● PROMPT:
From the entries below, print exactly the span beginning with the line holding "Convert this chart to Chart.js code." and ending with the line holding "var markY = [3.61];", endpoints included, and skip any pictures.

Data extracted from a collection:
------------------------------------------------

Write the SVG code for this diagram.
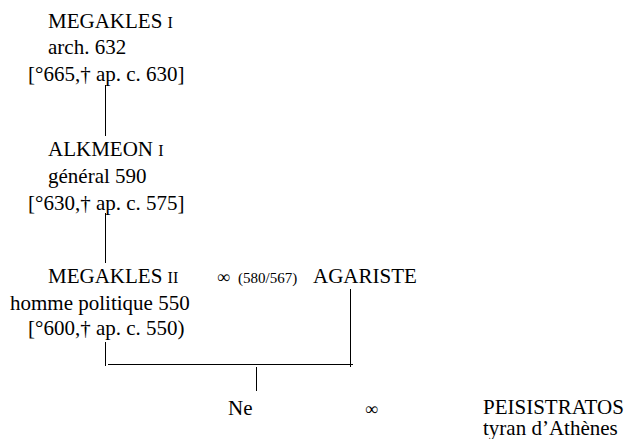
<svg xmlns="http://www.w3.org/2000/svg" width="627" height="439" viewBox="0 0 627 439">
<style>
text{font-family:"Liberation Serif","Times New Roman",serif;font-size:21px;fill:#000}
.sc{font-size:16px}
.sm{font-size:15px}
.inf{font-size:18px}
.ln{stroke:#000;stroke-width:1;fill:none}
</style>
<rect width="627" height="439" fill="#fff"/>
<g id="megakles1">
<text x="48" y="28">MEGAKLES <tspan class="sc">I</tspan></text>
<text x="48" y="54">arch. 632</text>
<text x="28" y="81">[°665,† ap. c. 630]</text>
</g>
<g id="alkmeon1">
<text x="48" y="156">ALKMEON <tspan class="sc">I</tspan></text>
<text x="48" y="183">général 590</text>
<text x="28" y="210">[°630,† ap. c. 575]</text>
</g>
<g id="megakles2">
<text x="48" y="283">MEGAKLES <tspan class="sc">II</tspan></text>
<text x="10" y="310">homme politique 550</text>
<text x="28" y="335">[°600,† ap. c. 550)</text>
</g>
<g id="marriage1">
<text x="217" y="283"><tspan class="inf">∞</tspan><tspan class="sm" x="238">(580/567)</tspan></text>
</g>
<g id="agariste">
<text x="313" y="283">AGARISTE</text>
</g>
<g id="ne">
<text x="228" y="415">Ne</text>
</g>
<g id="marriage2">
<text x="365" y="415" class="inf">∞</text>
</g>
<g id="peisistratos">
<text x="483" y="414">PEISISTRATOS</text>
<text x="483" y="435">tyran d’Athènes</text>
</g>
<g id="connectors">
<line class="ln" x1="105.5" y1="85" x2="105.5" y2="136"/>
<line class="ln" x1="105.5" y1="213" x2="105.5" y2="263"/>
<line class="ln" x1="105.5" y1="342" x2="105.5" y2="366"/>
<line class="ln" x1="350.5" y1="289" x2="350.5" y2="367"/>
<line class="ln" x1="108" y1="364.5" x2="353" y2="364.5"/>
<line class="ln" x1="256.5" y1="367" x2="256.5" y2="391"/>
</g>
</svg>
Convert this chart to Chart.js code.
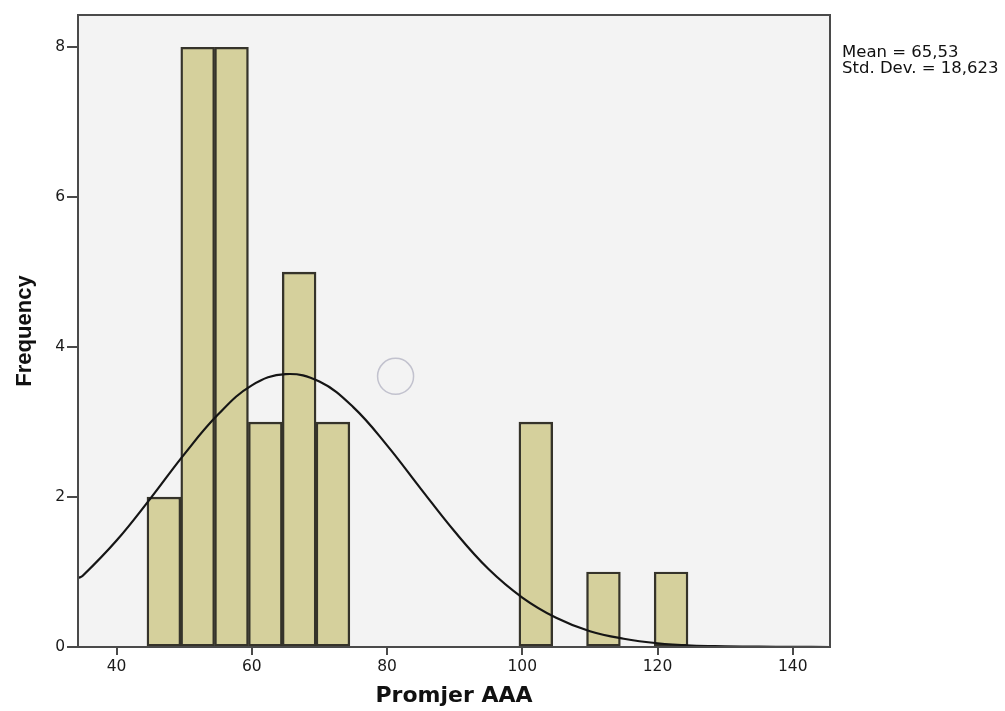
<!DOCTYPE html>
<html>
<head>
<meta charset="utf-8">
<script src="https://cdn.jsdelivr.net/npm/chart.js@4"></script>
<style>
  body { margin: 0; background: #fff; }
  #wrap { width: 1005px; height: 711px; }
</style>
</head>
<body>
<div id="wrap"><canvas id="hist" width="1005" height="711"></canvas></div>
<script>
// histogram bins (centre of each 5-wide bin) and counts
var binCentres = [47, 52, 57, 62, 67, 72, 102, 112, 122];
var counts = [2, 8, 8, 3, 5, 3, 3, 1, 1];

// normal curve
var curveX = [34.3, 35, 40, 45, 50, 55, 60, 65, 70, 75, 80, 85, 90, 95, 100, 105, 110, 115, 120, 125, 130, 135, 140, 145.5];
var curveY = [0.92, 0.95, 1.42, 1.98, 2.57, 3.10, 3.49, 3.64, 3.54, 3.20, 2.69, 2.11, 1.54, 1.04, 0.66, 0.39, 0.21, 0.11, 0.05, 0.02, 0.01, 0.004, 0.001, 0];

var xTicks = [40, 60, 80, 100, 120, 140];
var yTicks = [0, 2, 4, 6, 8];
var statLines = ['Mean = 65,53', 'Std. Dev. = 18,623'];

// stray circle mark in the plot
var markX = [81.26];
var markY = [3.61];

var plotBg = {
    id: 'plotBg',
    beforeDraw: function(chart) {
        var a = chart.chartArea, ctx = chart.ctx;
        ctx.save();
        ctx.fillStyle = '#f3f3f3';
        ctx.fillRect(a.left, a.top, a.right - a.left, a.bottom - a.top);
        ctx.restore();
    },
    afterDraw: function(chart) {
        var a = chart.chartArea, ctx = chart.ctx;
        ctx.save();
        ctx.strokeStyle = '#4a4a4a';
        ctx.lineWidth = 2;
        ctx.strokeRect(a.left, a.top, a.right - a.left, a.bottom - a.top);
        ctx.fillStyle = '#111';
        ctx.font = '16.5px "DejaVu Sans"';
        ctx.textBaseline = 'alphabetic';
        ctx.fillText(statLines[0], 842, 57);
        ctx.fillText(statLines[1], 842, 73);
        ctx.restore();
    }
};

new Chart(document.getElementById('hist').getContext('2d'), {
    type: 'bar',
    data: {
        datasets: [
            {
                type: 'line',
                data: markX.map(function(v, i) { return {x: v, y: markY[i]}; }),
                showLine: false,
                pointRadius: 18,
                pointBorderWidth: 1.5,
                pointBorderColor: '#c2c2ce',
                pointBackgroundColor: 'rgba(0,0,0,0)',
                order: 0
            },
            {
                type: 'line',
                data: curveX.map(function(v, i) { return {x: v, y: curveY[i]}; }),
                borderColor: '#151515',
                borderWidth: 2.2,
                pointRadius: 0,
                tension: 0.4,
                fill: false,
                order: 1
            },
            {
                type: 'bar',
                data: binCentres.map(function(v, i) { return {x: v, y: counts[i]}; }),
                backgroundColor: '#d5d09c',
                borderColor: '#35332a',
                borderWidth: 2.4,
                borderSkipped: false,
                barPercentage: 1,
                categoryPercentage: 1,
                order: 2
            }
        ]
    },
    options: {
        responsive: false,
        animation: false,
        layout: { autoPadding: false, padding: { top: 15, right: 175, left: 0, bottom: 0 } },
        plugins: { legend: { display: false }, tooltip: { enabled: false } },
        scales: {
            x: {
                type: 'linear',
                offset: false,
                min: 34.3,
                max: 145.5,
                afterBuildTicks: function(s) { s.ticks = xTicks.map(function(v) { return {value: v}; }); },
                afterFit: function(s) { s.height = 64; s.paddingLeft = 0; s.paddingRight = 0; },
                grid: { offset: false, drawOnChartArea: false, drawTicks: true, tickLength: 8, color: '#4a4a4a', lineWidth: 2 },
                border: { display: true, color: '#4a4a4a', width: 2 },
                ticks: { color: '#1a1a1a', font: { family: 'DejaVu Sans', size: 15.5 }, padding: 3, maxRotation: 0 },
                title: { display: true, text: 'Promjer AAA', color: '#111', font: { family: 'DejaVu Sans', weight: 'bold', size: 22 }, padding: { top: 0, bottom: 2 } }
            },
            y: {
                min: 0,
                max: 8.43,
                afterBuildTicks: function(s) { s.ticks = yTicks.map(function(v) { return {value: v}; }); },
                afterFit: function(s) { s.width = 78; s.paddingTop = 0; s.paddingBottom = 0; },
                grid: { drawOnChartArea: false, drawTicks: true, tickLength: 11, color: '#4a4a4a', lineWidth: 2 },
                border: { display: true, color: '#4a4a4a', width: 2 },
                ticks: { color: '#1a1a1a', font: { family: 'DejaVu Sans', size: 15.5 }, padding: 2 },
                title: { display: true, text: 'Frequency', color: '#111', font: { family: 'Liberation Sans', weight: 'bold', size: 22 }, padding: { top: 12, bottom: 0 } }
            }
        }
    },
    plugins: [plotBg]
});
</script>
</body>
</html>
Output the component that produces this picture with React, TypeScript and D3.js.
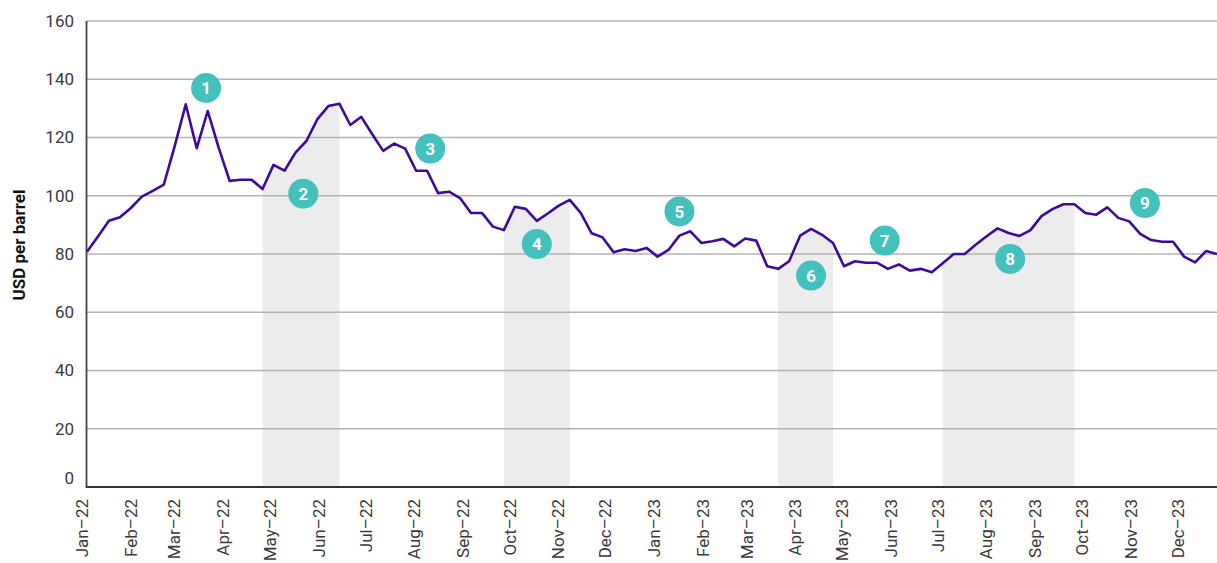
import React from 'react';
import * as d3 from 'd3';

// weekly Brent price, USD per barrel, first week of Jan 2022 onward
const prices = [
  80.8, 86.0, 91.4, 92.6, 95.8, 99.7, 101.7, 103.8, 117.1, 131.4,
  116.3, 129.1, 116.5, 105.1, 105.5, 105.5, 102.3, 110.6, 108.6, 114.8,
  118.8, 126.3, 130.8, 131.6, 124.3, 127.1, 121.1, 115.4, 117.9, 116.2,
  108.6, 108.6, 100.9, 101.4, 99.2, 94.1, 94.1, 89.4, 88.2, 96.2,
  95.5, 91.4, 93.9, 96.6, 98.6, 94.1, 87.1, 85.7, 80.6, 81.6,
  81.0, 82.1, 79.1, 81.4, 86.3, 87.8, 83.8, 84.4, 85.2, 82.6,
  85.3, 84.6, 75.8, 74.9, 77.5, 86.3, 88.6, 86.6, 83.8, 75.8,
  77.5, 77.0, 77.0, 74.9, 76.4, 74.3, 74.9, 73.7, 76.8, 80.0,
  80.0, 83.2, 86.1, 88.8, 87.2, 86.2, 88.2, 93.0, 95.4, 97.1,
  97.1, 94.1, 93.5, 96.0, 92.4, 91.2, 86.9, 84.8, 84.2, 84.2,
  79.1, 77.1, 81.0, 80.0,
];
const firstWeek = '2022-01-01';

// shaded periods (area under the line)
const shadeStart = ['2022-04-23', '2022-09-24', '2023-03-18', '2023-07-01'];
const shadeEnd = ['2022-06-11', '2022-11-05', '2023-04-22', '2023-09-23'];

// numbered markers
const noteLabels = ['1', '2', '3', '4', '5', '6', '7', '8', '9'];
const noteDates = [
  '2022-03-18', '2022-05-19', '2022-08-08', '2022-10-15', '2023-01-14',
  '2023-04-08', '2023-05-25', '2023-08-13', '2023-11-07',
];
const noteValues = [137.0, 100.7, 116.2, 83.4, 94.6, 72.6, 84.6, 78.3, 97.5];

const yTicks = [0, 20, 40, 60, 80, 100, 120, 140, 160];

const W = 1217;
const H = 563;
const font = 'Roboto, "Noto Sans", sans-serif';

export default function App() {
  const parse = d3.utcParse('%Y-%m-%d');
  const start = parse(firstWeek) as Date;
  const data = prices.map((v, i) => ({ date: d3.utcDay.offset(start, 7 * i), v }));

  const x = d3.scaleUtc()
    .domain([data[0].date, data[data.length - 1].date])
    .range([87, W]);
  const y = d3.scaleLinear().domain([0, 160]).range([487, 21]);

  const line = d3.line<{ date: Date; v: number }>()
    .x(d => x(d.date))
    .y(d => y(d.v));
  const area = d3.area<{ date: Date; v: number }>()
    .x(d => x(d.date))
    .y0(y(0))
    .y1(d => y(d.v));

  const months = d3.utcMonth.range(parse('2022-01-01') as Date, parse('2024-01-01') as Date);
  const fmt = d3.utcFormat('%b–%y');

  return (
    <svg width={W} height={H} style={{ position: 'absolute', left: 0, top: 0, overflow: 'hidden' }}
      fontFamily={font}>
      <rect width={W} height={H} fill="#fff" />

      {shadeStart.map((s, i) => {
        const a = parse(s) as Date;
        const b = parse(shadeEnd[i]) as Date;
        const seg = data.filter(d => d.date >= a && d.date <= b);
        return <path key={'s' + i} d={area(seg) || ''} fill="#ECECEC" />;
      })}

      {yTicks.filter(t => t > 0).map(t => (
        <line key={'g' + t} x1={87} x2={W} y1={y(t)} y2={y(t)} stroke="#B4B4B4" strokeWidth={1.5} />
      ))}

      {yTicks.map(t => (
        <text key={'y' + t} x={74} y={y(t)} dy={t === 0 ? '-0.2em' : '0.35em'} textAnchor="end"
          fontSize={17} fill="#3a3a3a">{t}</text>
      ))}

      <line x1={86.5} x2={86.5} y1={y(160)} y2={y(0) + 1} stroke="#444" strokeWidth={1.8} />
      <line x1={86} x2={W} y1={y(0)} y2={y(0)} stroke="#333" strokeWidth={2} />

      {months.map(m => (
        <text key={m.toISOString()} transform={`translate(${x(m) + 1},499) rotate(-90)`}
          textAnchor="end" fontSize={17} fill="#3a3a3a">{fmt(m)}</text>
      ))}

      <text transform="translate(25,245) rotate(-90)" textAnchor="middle" fontSize={17}
        fontWeight="bold" fill="#111">USD per barrel</text>

      <path d={line(data) || ''} fill="none" stroke="#3F0A9C" strokeWidth={2.6}
        strokeLinejoin="round" />

      {noteLabels.map((n, i) => {
        const cx = x(parse(noteDates[i]) as Date);
        const cy = y(noteValues[i]);
        return (
          <g key={'n' + n} transform={`translate(${cx},${cy})`}>
            <circle r={15} fill="#44C0BD" />
            <text dy="0.36em" textAnchor="middle" fontSize={17} fontWeight="bold" fill="#fff">{n}</text>
          </g>
        );
      })}
    </svg>
  );
}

------------------------------------------------

● RESPONSE TO THIS TASK:
Convert this chart to Chart.js code.
<!DOCTYPE html>
<html>
<head>
<meta charset="utf-8">
<script src="https://cdn.jsdelivr.net/npm/chart.js@4"></script>
<style>
  body { margin: 0; background: #fff; }
  #wrap { width: 1005px; height: 711px; }
</style>
</head>
<body>
<div id="wrap"><canvas id="hist" width="1005" height="711"></canvas></div>
<script>
// histogram bins (centre of each 5-wide bin) and counts
var binCentres = [47, 52, 57, 62, 67, 72, 102, 112, 122];
var counts = [2, 8, 8, 3, 5, 3, 3, 1, 1];

// normal curve
var curveX = [34.3, 35, 40, 45, 50, 55, 60, 65, 70, 75, 80, 85, 90, 95, 100, 105, 110, 115, 120, 125, 130, 135, 140, 145.5];
var curveY = [0.92, 0.95, 1.42, 1.98, 2.57, 3.10, 3.49, 3.64, 3.54, 3.20, 2.69, 2.11, 1.54, 1.04, 0.66, 0.39, 0.21, 0.11, 0.05, 0.02, 0.01, 0.004, 0.001, 0];

var xTicks = [40, 60, 80, 100, 120, 140];
var yTicks = [0, 2, 4, 6, 8];
var statLines = ['Mean = 65,53', 'Std. Dev. = 18,623'];

// stray circle mark in the plot
var markX = [81.26];
var markY = [3.61];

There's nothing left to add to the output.